Un septième match, on appelle ça un match sans lendemain, sauf que pour les Remparts, il y en avait un lendemain: la Coupe Memorial.

Les joueurs ont retrouvé leurs rivaux, ceux de Rimouski, quelques jours plus tard, et ils les ont sortis du tournoi. «Quin toé!»

Mettez-vous à la place des gars de Rimouski. Le 18 mai, vous battez Québec, vous levez la coupe de votre circuit. Vous êtes les meilleurs! Vous êtes meilleurs que Québec, vous êtes meilleurs que tout le monde au Québec. Dix jours plus tard, dans un match de barrage du tournoi de la Coupe Memorial, Québec vous bat 5 à 2. Vous n'êtes plus les meilleurs. C'est ceux que vous aviez défaits qui le sont devenus. Vous avez même pas eu le temps de vous enfler la tête qu'on vous la dessouffle comme un ballon des Patriots.

Au final, quelle est la meilleure équipe québécoise, en ce moment? L'Océanic qui a remporté le championnat de la LHJMQ ou les Remparts, l'équipe québécoise qui s'est rendue le plus loin lors du tournoi du championnat du hockey junior canadien? À Rimouski, on dit l'Océanic. À Québec, on dit les Remparts. Et ailleurs, on est mêlé.

La présence assurée de l'équipe locale dans un tournoi de champions est absurde. Ce n'est pas un tournoi de «tim-bits». Le prochain Super Bowl aura lieu dans le stade des 49ers de San Francisco, mais les 49ers ne sont pas assurés d'y participer. Pour en être, ils devront être les champions de leur conférence. Sinon, ils auront de bons billets pour regarder deux autres équipes jouer.

Cela dit, l'incongruité du tournoi de la Coupe Memorial est, sur le plan philosophique, révélateur d'une grande vérité: la victoire est relative. Celui que vous avez battu la veille peut vous battre le lendemain. Une victoire n'est jamais définitive. Elle est liée au moment où l'on tire le trait.

Le Canadien a perdu sa série 4 de 7 contre Tampa. Mais si cela avait été une série 5 de 9 à la place, ou une série 9 de 17, qui sait? La dominance n'est jamais totale. Elle est toujours tributaire des conditions du moment, de la préparation des joueurs, de leur état physique, de leur appétit de triomphe et de la chance.

Bien sûr, Rimouski est arrivé au tournoi de la Coupe Memorial satisfait. Le club avait toutes les raisons de l'être. Il était le champion du Québec. Tandis que Québec est arrivé au tournoi de la Coupe Memorial avec un désir de vengeance. Le but en deuxième période de prolongation, les joueurs l'avaient sur le coeur. Ils avaient une chance de lui enlever tout son sens en se rendant plus loin que leurs dominateurs et ils l'ont fait. Le désir est toujours plus fort que la satisfaction.

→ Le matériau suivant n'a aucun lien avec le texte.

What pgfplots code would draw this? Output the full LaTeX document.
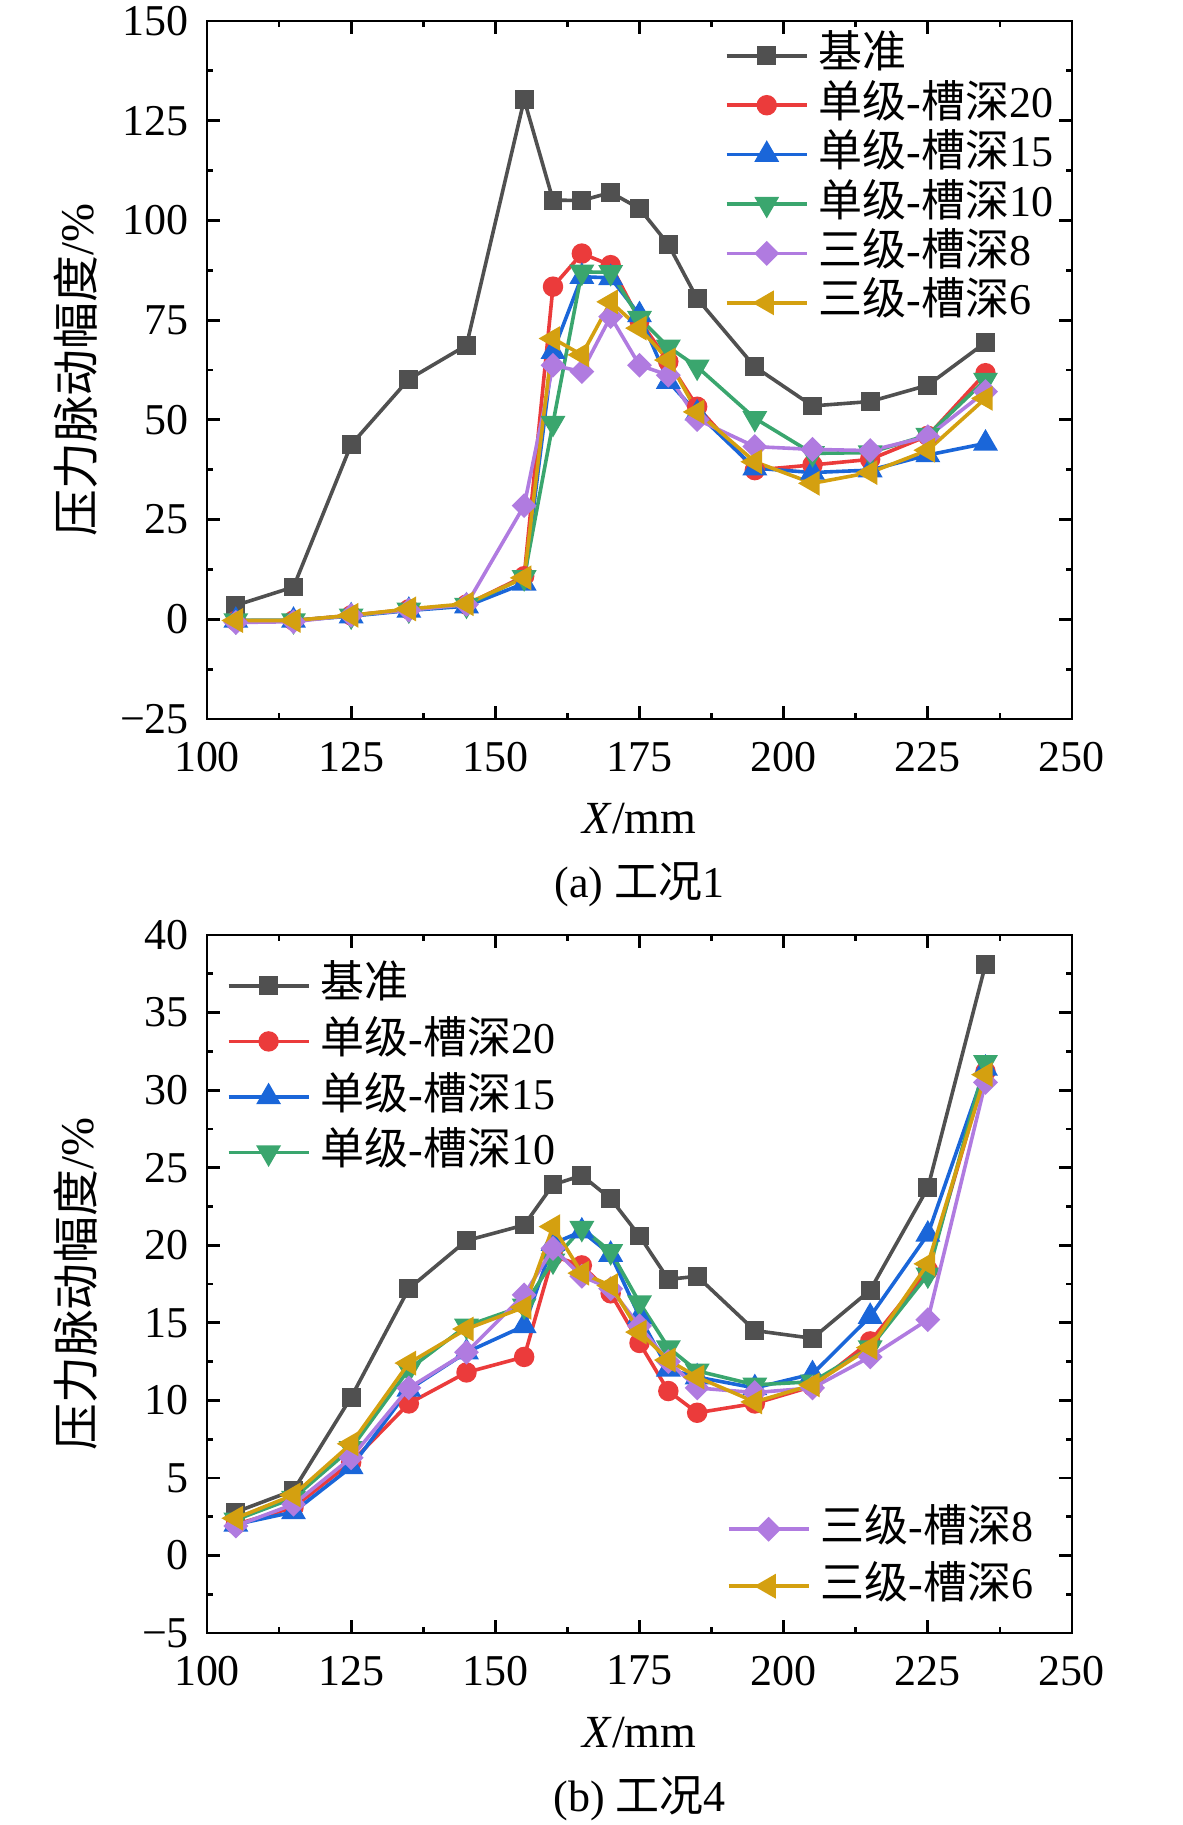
\documentclass[border=0pt]{standalone}
\usepackage{pgfplots}
\pgfplotsset{compat=1.18}
\usepackage{fontspec}
\setmainfont{Liberation Serif}
\newfontfamily\cjk{Noto Sans CJK SC}

\definecolor{cK}{HTML}{505050}
\definecolor{cR}{HTML}{EB3B3B}
\definecolor{cB}{HTML}{1A66D9}
\definecolor{cG}{HTML}{3AA66E}
\definecolor{cP}{HTML}{B07BE0}
\definecolor{cY}{HTML}{D4A010}

\pgfplotsset{
  myaxis/.style={
    scale only axis, width=216.25pt, height=174.5pt,
    xmin=100, xmax=250, xtick={100,125,...,250},
    xticklabels={100,125,150,175,200,225,250},
    minor x tick num=1, minor y tick num=1,
    tick align=inside,
    major tick length=3.2pt, minor tick length=1.6pt,
    axis line style={line width=0.7pt},
    every tick/.style={black, line width=0.7pt},
    tick label style={font=\fontsize{11}{13}\selectfont},
    xticklabel style={yshift=-2.2pt},
    yticklabel style={xshift=-1pt},
    xlabel={\textit{X}/mm},
    ylabel={{\cjk 压力脉动幅度}/\%},
    every axis x label/.style={at={(axis description cs:0.5,0)}, anchor=center, yshift=-25pt, font=\fontsize{11.5}{14}\selectfont},
    every axis y label/.style={at={(axis description cs:0,0.5)}, xshift=-32.75pt, rotate=90, anchor=center, font=\fontsize{11.7}{14}\selectfont},
    legend style={draw=none, fill=none, font=\fontsize{11}{13}\selectfont, inner sep=0pt,
      nodes={inner sep=0pt, text height=8pt, text depth=2pt}, column sep=2.5pt},
    legend cell align=left,
    legend image code/.code={\draw[mark repeat=2,mark phase=2,##1] plot coordinates {(0pt,0pt) (10pt,0pt) (20pt,0pt)};},
    every axis plot/.append style={line width=0.9pt},
  },
  sK/.style={color=cK, mark=square*, mark size=1.9pt, mark options={solid, fill=cK}},
  sR/.style={color=cR, mark=*, mark size=2.1pt, mark options={solid, fill=cR}},
  sB/.style={color=cB, mark=triangle*, mark size=2.7pt, mark options={solid, fill=cB}},
  sG/.style={color=cG, mark=triangle*, mark size=2.7pt, mark options={solid, fill=cG, rotate=180}},
  sP/.style={color=cP, mark=square*, mark size=1.75pt, mark options={solid, fill=cP, rotate=45}},
  sY/.style={color=cY, mark=triangle*, mark size=2.7pt, mark options={solid, fill=cY, rotate=90}},
}

\begin{document}
\begin{tikzpicture}
\useasboundingbox (0,0) rectangle (295.5pt,-456.25pt);

% ---------------- (a) ----------------
\begin{axis}[myaxis, name=A, at={(51.75pt,-5.25pt)}, anchor=north west,
  ymin=-25, ymax=150, ytick={-25,0,...,150},
  yticklabels={−25,0,25,50,75,100,125,150},
  legend style={at={(1,1)}, anchor=north east, xshift=-4.5pt, yshift=-3.5pt, row sep=2.35pt}]
\addplot[sK] coordinates {(105,3.5)(115,8.1)(125,43.8)(135,60.2)(145,68.7)(155,130.3)(160,105.1)(165,105.0)(170,107.0)(175,103.0)(180,94.0)(185,80.4)(195,63.3)(205,53.5)(215,54.6)(225,58.7)(235,69.4)};
\addlegendentry{{\cjk 基准}}
\addplot[sR] coordinates {(105,-0.4)(115,-0.3)(125,1.0)(135,2.5)(145,3.7)(155,10.8)(160,83.4)(165,91.7)(170,88.8)(175,75.0)(180,64.6)(185,53.3)(195,37.4)(205,38.7)(215,40.1)(225,46.0)(235,61.7)};
\addlegendentry{{\cjk 单级}-{\cjk 槽深}20}
\addplot[sB] coordinates {(105,-0.3)(115,-0.3)(125,0.8)(135,2.2)(145,3.3)(155,9.0)(160,67.1)(165,85.9)(170,85.6)(175,76.3)(180,59.6)(185,51.7)(195,37.9)(205,36.8)(215,37.4)(225,41.2)(235,44.1)};
\addlegendentry{{\cjk 单级}-{\cjk 槽深}15}
\addplot[sG] coordinates {(105,-0.3)(115,-0.3)(125,0.9)(135,2.4)(145,3.6)(155,10.5)(160,49.2)(165,87.1)(170,87.0)(175,75.5)(180,68.3)(185,63.3)(195,50.4)(205,41.6)(215,41.8)(225,46.2)(235,60.0)};
\addlegendentry{{\cjk 单级}-{\cjk 槽深}10}
\addplot[sP] coordinates {(105,-0.8)(115,-0.6)(125,1.0)(135,2.3)(145,3.7)(155,28.5)(160,63.7)(165,62.1)(170,75.9)(175,63.7)(180,61.2)(185,50.1)(195,43.3)(205,42.6)(215,42.3)(225,45.8)(235,57.1)};
\addlegendentry{{\cjk 三级}-{\cjk 槽深}8}
\addplot[sY] coordinates {(105,-0.3)(115,-0.3)(125,1.0)(135,2.6)(145,3.9)(155,10.4)(160,70.4)(165,66.3)(170,79.6)(175,73.0)(180,65.0)(185,52.0)(195,39.5)(205,34.1)(215,36.8)(225,42.4)(235,55.4)};
\addlegendentry{{\cjk 三级}-{\cjk 槽深}6}
\end{axis}
\node[font=\fontsize{11}{13}\selectfont] at ([yshift=-41.5pt]A.south) {(a) {\cjk 工况}1};

% ---------------- (b) ----------------
\begin{axis}[myaxis, name=B, at={(51.75pt,-233.75pt)}, anchor=north west,
  ymin=-5, ymax=40, ytick={-5,0,...,40},
  yticklabels={−5,0,5,10,15,20,25,30,35,40},
  legend style={at={(0,1)}, anchor=north west, xshift=4.75pt, yshift=-7.5pt, row sep=3.9pt}]
\addplot[sK] coordinates {(105,2.8)(115,4.2)(125,10.2)(135,17.2)(145,20.3)(155,21.3)(160,23.9)(165,24.5)(170,23.0)(175,20.6)(180,17.8)(185,18.0)(195,14.5)(205,14.0)(215,17.1)(225,23.7)(235,38.1)};
\addlegendentry{{\cjk 基准}}
\addplot[sR] coordinates {(105,2.0)(115,3.1)(125,6.0)(135,9.8)(145,11.8)(155,12.8)(160,19.3)(165,18.7)(170,16.9)(175,13.7)(180,10.6)(185,9.2)(195,9.8)(205,10.9)(215,13.8)(225,18.4)(235,31.2)};
\addlegendentry{{\cjk 单级}-{\cjk 槽深}20}
\addplot[sB] coordinates {(105,2.0)(115,2.8)(125,5.7)(135,10.7)(145,13.1)(155,14.8)(160,20.1)(165,20.9)(170,19.4)(175,15.4)(180,12.0)(185,11.5)(195,10.8)(205,11.7)(215,15.4)(225,20.7)(235,31.4)};
\addlegendentry{{\cjk 单级}-{\cjk 槽深}15}
\addplot[sG] coordinates {(105,2.3)(115,3.7)(125,6.9)(135,12.0)(145,14.8)(155,16.1)(160,19.0)(165,21.1)(170,19.6)(175,16.3)(180,13.4)(185,11.9)(195,11.0)(205,11.2)(215,13.4)(225,18.1)(235,31.8)};
\addlegendentry{{\cjk 单级}-{\cjk 槽深}10}
\end{axis}
\begin{axis}[myaxis, hide axis, at={(51.75pt,-233.75pt)}, anchor=north west,
  ymin=-5, ymax=40, xlabel={}, ylabel={},
  legend style={at={(0.6,0)}, anchor=south west, xshift=0pt, yshift=6.5pt, row sep=4.25pt}]
\addplot[sP] coordinates {(105,1.9)(115,3.3)(125,6.3)(135,10.8)(145,13.1)(155,16.8)(160,19.8)(165,18.0)(170,17.2)(175,14.8)(180,12.5)(185,10.8)(195,10.5)(205,10.8)(215,12.8)(225,15.2)(235,30.5)};
\addlegendentry{{\cjk 三级}-{\cjk 槽深}8}
\addplot[sY] coordinates {(105,2.4)(115,3.9)(125,7.2)(135,12.4)(145,14.6)(155,16.0)(160,21.2)(165,18.2)(170,17.4)(175,14.4)(180,12.6)(185,11.5)(195,9.9)(205,11.0)(215,13.4)(225,18.8)(235,31.0)};
\addlegendentry{{\cjk 三级}-{\cjk 槽深}6}
\end{axis}
\node[font=\fontsize{11}{13}\selectfont] at ([yshift=-41.5pt]B.south) {(b) {\cjk 工况}4};
\end{tikzpicture}
\end{document}
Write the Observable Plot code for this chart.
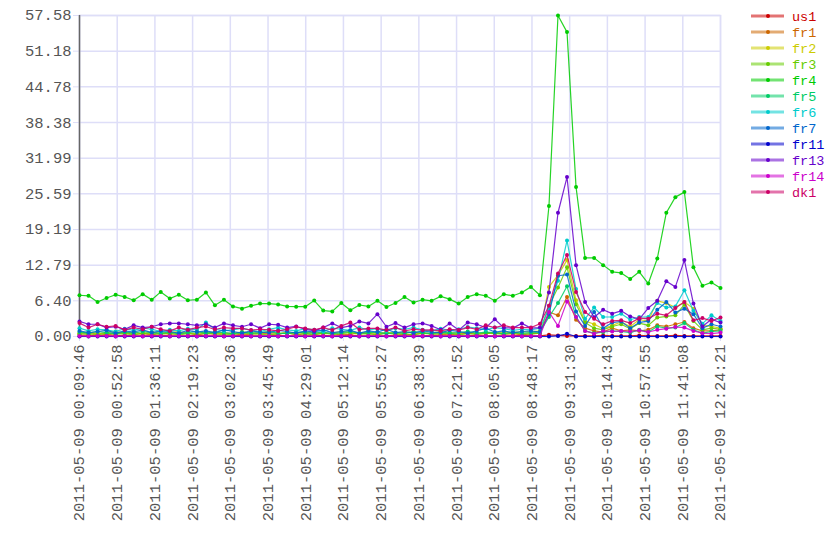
<!DOCTYPE html>
<html><head><meta charset="utf-8">
<script src="https://cdn.jsdelivr.net/npm/d3@7"></script>
<script src="https://cdn.jsdelivr.net/npm/@observablehq/plot@0.6"></script>
<style>body{margin:0;background:#fff}</style>
</head><body><div id="chart"></div>
<script>
const seriesNames = ["us1","fr1","fr2","fr3","fr4","fr5","fr6","fr7","fr11","fr13","fr14","dk1"];
const seriesColors = ["#cc0000","#cc6600","#cccc00","#66cc00","#00cc00","#00cc66","#00cccc","#0066cc","#0000cc","#6600cc","#cc00cc","#cc0066"];
const startTime = "2011-05-09 00:09:46";
const endTime = "2011-05-09 12:24:21";
const xTickLabels = ["2011-05-09 00:09:46","2011-05-09 00:52:58","2011-05-09 01:36:11","2011-05-09 02:19:23","2011-05-09 03:02:36","2011-05-09 03:45:49","2011-05-09 04:29:01","2011-05-09 05:12:14","2011-05-09 05:55:27","2011-05-09 06:38:39","2011-05-09 07:21:52","2011-05-09 08:05:05","2011-05-09 08:48:17","2011-05-09 09:31:30","2011-05-09 10:14:43","2011-05-09 10:57:55","2011-05-09 11:41:08","2011-05-09 12:24:21"];
const yTickLabels = ["0.00","6.40","12.79","19.19","25.59","31.99","38.38","44.78","51.18","57.58"];

const us1 = [0.1,0.1,0.2,0.1,0.1,0.2,0.1,0.1,0.1,0.2,0.1,0.1,0.1,0.2,0.1,0.1,0.1,0.1,0.2,0.1,0.1,0.1,0.2,0.1,0.1,0.1,0.1,0.2,0.1,0.1,0.2,0.1,0.1,0.1,0.1,0.2,0.1,0.1,0.1,0.2,0.1,0.1,0.1,0.1,0.2,0.1,0.1,0.1,0.1,0.2,0.1,0.1,0.3,0.2,0.1,0.1,0.1,0.1,0.2,0.1,0.1,0.1,0.2,0.1,0.1,0.1,0.2,0.1,0.1,0.1,0.1,0.1];
const fr1 = [0.5,0.4,0.6,0.3,0.5,0.7,0.4,0.5,0.3,0.6,0.4,0.5,0.7,0.3,0.5,0.4,0.6,0.5,0.3,0.4,0.6,0.5,0.4,0.7,0.3,0.5,0.4,0.6,0.5,0.3,0.4,0.6,0.5,0.4,0.7,0.5,0.3,0.4,0.6,0.5,0.4,0.3,0.5,0.6,0.4,0.5,0.7,0.4,0.5,0.3,0.5,0.6,4.4,3.8,7.1,3.0,1.5,1.0,0.8,1.5,1.0,1.2,1.0,1.2,2.0,1.8,2.2,2.6,1.5,1.0,1.0,1.2];
const fr2 = [0.6,0.8,0.5,0.7,0.9,0.6,0.7,0.5,0.8,0.6,0.7,0.9,0.5,0.6,0.8,0.7,0.5,0.6,0.8,0.7,0.6,0.9,0.5,0.7,0.6,0.8,0.7,0.5,0.6,0.9,0.7,0.6,0.8,0.5,0.7,0.6,0.8,0.7,0.5,0.6,0.9,0.7,0.6,0.8,0.5,0.7,0.6,0.8,0.7,0.9,0.8,1.0,8.9,11.0,13.7,6.5,2.8,2.2,1.4,2.0,2.6,1.8,3.0,2.8,6.4,6.0,5.2,6.2,5.0,2.0,1.8,1.5];
const fr3 = [0.4,0.5,0.3,0.6,0.4,0.5,0.3,0.6,0.5,0.4,0.6,0.3,0.5,0.4,0.6,0.5,0.3,0.4,0.6,0.5,0.4,0.3,0.5,0.6,0.4,0.5,0.3,0.6,0.4,0.5,0.7,0.4,0.5,0.3,0.6,0.4,0.5,0.3,0.6,0.4,0.5,0.6,0.3,0.5,0.4,0.6,0.5,0.4,0.6,0.5,0.4,0.6,5.5,8.8,12.4,5.8,2.5,1.5,1.2,1.8,2.2,1.4,2.4,2.0,3.4,3.6,3.8,5.7,2.8,1.2,1.5,1.3];
const fr4 = [7.4,7.3,6.2,6.9,7.5,7.1,6.5,7.6,6.6,8.0,6.8,7.5,6.5,6.6,7.9,5.6,6.6,5.4,5.0,5.5,5.9,5.9,5.75,5.4,5.35,5.35,6.45,4.65,4.5,6.0,4.7,5.65,5.4,6.4,5.3,6.0,7.1,6.1,6.6,6.4,7.2,6.7,5.9,7.1,7.6,7.3,6.4,7.6,7.3,7.9,8.9,7.4,23.4,57.58,54.6,26.8,14.1,14.1,12.8,11.6,11.4,10.3,11.6,9.5,14.0,22.2,25.0,25.9,12.4,9.1,9.7,8.7];
const fr5 = [0.8,0.6,0.9,0.7,0.5,0.8,0.6,0.9,0.7,0.6,0.8,0.5,0.7,0.9,0.6,0.8,0.7,0.5,0.8,0.6,0.7,0.9,0.6,0.5,0.8,0.7,0.6,0.8,0.5,0.7,0.9,0.6,0.7,0.8,0.5,0.7,0.6,0.9,0.7,0.5,0.8,0.6,0.7,0.9,0.6,0.8,0.7,0.5,0.8,0.6,0.7,0.8,3.5,6.0,9.0,3.5,1.0,0.6,0.8,1.0,0.9,0.7,1.2,0.8,1.8,1.5,1.6,2.4,1.2,0.6,0.9,1.0];
const fr6 = [1.5,1.0,1.3,1.2,0.9,1.4,1.1,1.5,1.3,0.9,1.2,1.0,1.4,1.2,2.5,1.3,1.0,1.2,1.5,1.1,0.9,1.3,1.6,1.2,1.0,1.4,1.2,0.9,1.5,1.3,1.1,1.6,1.2,1.4,1.0,1.5,1.3,1.6,1.2,1.0,1.4,1.1,1.3,1.7,1.5,1.2,1.6,1.4,1.1,1.3,1.2,1.5,5.0,10.0,17.2,8.5,3.2,5.2,3.5,3.5,4.1,3.0,3.5,3.5,6.0,5.2,5.4,8.3,4.6,2.3,3.8,2.8];
const fr7 = [1.0,0.7,0.9,1.1,0.6,1.0,0.8,1.2,0.7,1.0,0.9,0.6,1.1,0.8,1.0,0.7,1.2,0.9,0.6,1.0,0.8,0.7,1.1,0.9,0.6,1.0,0.8,1.2,0.7,0.9,1.1,0.6,1.0,0.8,1.3,0.7,0.9,0.6,1.0,0.8,0.7,1.1,0.9,0.6,1.0,1.5,0.8,1.0,0.7,0.9,1.0,0.8,4.0,10.9,11.1,4.5,1.9,4.4,1.5,2.5,2.7,1.5,2.5,2.8,4.8,6.2,4.3,5.0,4.0,1.5,2.2,1.8];
const fr11 = [0,0,0,0,0,0,0,0,0,0,0,0,0,0,0,0,0,0,0,0,0,0,0,0,0,0,0,0,0,0,0,0,0,0,0,0,0,0,0,0,0,0,0,0,0,0,0,0,0,0,0,0,0,0.1,0.5,0,0,0,0,0,0,0,0,0,0,0,0,0,0,0,0,0];
const fr13 = [2.7,2.2,2.2,1.6,1.75,1.3,2.0,1.6,1.75,2.2,2.35,2.35,2.2,2.0,2.2,1.6,2.35,2.0,1.75,2.2,1.5,2.2,2.1,1.6,1.8,1.3,1.0,1.6,2.35,1.6,1.9,2.7,2.35,4.0,1.75,2.4,1.6,2.2,2.35,1.9,1.2,2.35,1.15,2.5,2.2,1.6,3.1,1.6,1.5,2.35,1.5,1.6,7.9,22.2,28.6,12.8,6.2,3.45,4.8,4.1,4.6,3.6,3.1,5.1,6.4,9.9,8.9,13.7,5.9,1.8,3.1,2.5];
const fr14 = [0.1,0.05,0.1,0.1,0.05,0.1,0.1,0.05,0.1,0.1,0.05,0.1,0.1,0.05,0.1,0.1,0.05,0.1,0.1,0.05,0.1,0.1,0.05,0.1,0.1,0.05,0.1,0.1,0.05,0.1,0.1,0.05,0.1,0.1,0.05,0.1,0.1,0.05,0.1,0.1,0.05,0.1,0.1,0.05,0.1,0.1,0.05,0.1,0.1,0.05,0.1,0.1,4.4,1.9,6.3,3.5,1.0,0.5,1.0,0.9,1.0,0.9,1.1,0.8,1.2,1.4,1.7,1.6,1.0,0.6,0.5,0.7];
const dk1 = [2.4,1.6,2.2,1.75,1.9,1.15,1.6,1.3,1.75,1.3,1.0,1.6,1.2,1.6,1.8,1.25,1.6,1.45,1.45,1.15,1.3,1.2,1.0,1.3,1.75,1.45,1.2,1.6,1.15,1.9,2.5,1.25,1.45,1.45,1.15,1.6,1.0,1.3,1.15,1.2,1.0,1.3,1.15,1.6,1.3,2.0,1.6,2.0,1.6,1.6,1.6,2.3,5.5,11.3,14.6,8.0,4.4,3.2,2.2,2.8,2.9,2.4,3.3,3.2,4.1,3.8,5.1,6.2,2.9,3.3,2.8,3.4];

const seriesValues = [us1,fr1,fr2,fr3,fr4,fr5,fr6,fr7,fr11,fr13,fr14,dk1];
const parse = d3.utcParse("%Y-%m-%d %H:%M:%S");
const fmt = d3.utcFormat("%Y-%m-%d %H:%M:%S");
const t0 = parse(startTime), t1 = parse(endTime);
const n = fr4.length;
const times = d3.range(n).map(i => new Date(+t0 + (t1 - t0) * i / (n - 1)));
const xTicks = xTickLabels.map(parse);
const yTicks = yTickLabels.map(Number);
const gridColor = "#dedef8";
const fontStack = "'Liberation Mono', 'DejaVu Sans Mono', monospace";

const seriesMarks = seriesNames.flatMap((name, s) => {
  const rows = seriesValues[s].map((v, i) => ({t: times[i], v}));
  return [
    Plot.line(rows, {x: "t", y: "v", stroke: seriesColors[s], strokeWidth: 1.2, strokeOpacity: 0.85}),
    Plot.dot(rows, {x: "t", y: "v", fill: seriesColors[s], r: 2})
  ];
});

const chart = Plot.plot({
  width: 840, height: 560,
  marginTop: 15, marginRight: 120, marginBottom: 224, marginLeft: 79,
  style: {fontFamily: fontStack, fontSize: "15.5px", color: "#555", background: "#fff"},
  x: {type: "utc", domain: [t0, t1], axis: null},
  y: {domain: [0, 57.58], axis: null},
  marks: [
    Plot.gridX(xTicks, {stroke: gridColor, strokeOpacity: 1, strokeWidth: 1.5}),
    Plot.gridY(yTicks, {stroke: gridColor, strokeOpacity: 1, strokeWidth: 1.5}),
    Plot.frame({stroke: gridColor, strokeWidth: 1.5}),
    Plot.axisX(xTicks, {tickFormat: fmt, tickRotate: -90, tickSize: 5, tickPadding: 3, stroke: gridColor, fill: "#555", label: null}),
    Plot.axisY(yTicks, {tickFormat: d => d.toFixed(2), tickSize: 6, tickPadding: 2, stroke: gridColor, fill: "#555", label: null}),
    Plot.ruleX([t0], {stroke: "#666", strokeWidth: 1.5}),
    ...seriesMarks
  ]
});

const svg = d3.select(chart);
const lg = svg.append("g").attr("font-family", fontStack).attr("font-size", 13.5).attr("text-anchor", "start");
seriesNames.forEach((name, k) => {
  const y = 16 + 16 * k;
  lg.append("line").attr("x1", 751).attr("x2", 784).attr("y1", y).attr("y2", y)
    .attr("stroke", seriesColors[k]).attr("stroke-width", 3).attr("stroke-opacity", 0.55);
  lg.append("circle").attr("cx", 768).attr("cy", y).attr("r", 2).attr("fill", seriesColors[k]);
  lg.append("text").attr("x", 792).attr("y", y + 4.5).attr("fill", seriesColors[k]).text(name);
});
document.getElementById("chart").appendChild(chart);
</script>
</body></html>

Bien sûr, l'entraîneur de l'Océanic a dû dire à ses ouailles: Oubliez la Coupe du Président, l'important c'est la Coupe Memorial, c'est le championnat canadien. Il a dû tout faire pour que le désir les anime aussi. Et probablement que si on organisait un autre match Rimouski-Québec, Rimouski le gagnerait. À moins que ce soit Québec?

C'est drôle, au Québec, il y a des milliers d'experts en hockey qui inondent les ondes de leurs prédictions. Ils passent des heures et des heures pour nous expliquer pourquoi telle ou telle équipe va gagner. Et toutes ces prédictions sont aussi valables que celles de l'horoscope. On ne le sait pas, ce qui va se passer. Un soir, ça peut être Rimouski, le lendemain, ça peut être Québec. Rien n'est jamais fini. Rien n'est jamais acquis.